One possibility (also probably stated many times before) is that
neither is fully alive because of their connection.  Voldemort has
left a portion of himself in Harry, and Harry is burdened by
Voldemort's presence.  (The scar does not merely mark Harry as an
equal; it is a marker of Voldemort's continued presence.  It's not
just the pain that ebbs Harry's ability to live; Voldemort seems to
influence his dreams (what about the one where Snape in Quirrell's
turban urges Harry to transfer to Slytherin?).  The reason neither can
live while the other survives, perhaps, is because Voldemort is so
full of hatred, and fearing death above all things, cannot coexist
with Harry, who is infused with love and the willingness to sacrifice
for good.  Or, to put it simply, good cannot coexist with evil.  They
must be constantly at war until one vanquishes the other.

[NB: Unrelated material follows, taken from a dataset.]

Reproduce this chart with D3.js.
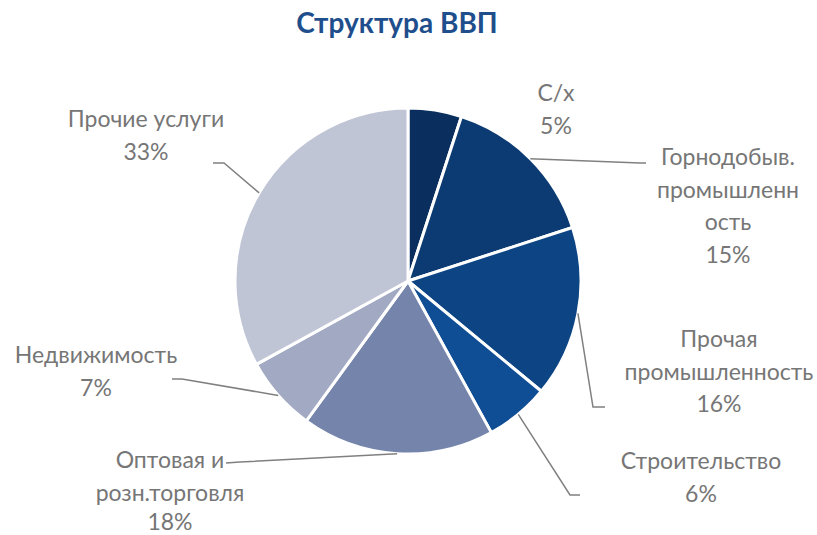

However, one thing bothers me about this explanation:  Aside from the
dreams, Harry seems to have no awareness of Voldemort's presence until
OOP.   I guess the counterargument is that until the rebirthing,
Voldemort's presence was largely dormant because Voldemort was "not
truly alive" (PS/SS ch. 17) at that point.

But, even in OOP, Voldemort's presence doesn't seem to prevent Harry
from living normally in blissful unawareness of the Voldemort
invasion.  It's only in extreme moments that Harry notices at all, for
example, when Avery is being punished or when he feels Voldemort's
glee at the DEs' escape from Azkaban, except for when Voldemort is
deliberately trying to use the connection.

Finally, why do you call this a maverick view?  Misinterpretation is
the engine of many a classic tale, as you point out yourself.  Indeed,
the main point of my earlier post was really that we can't take
Dumbledore's interpretation at face value.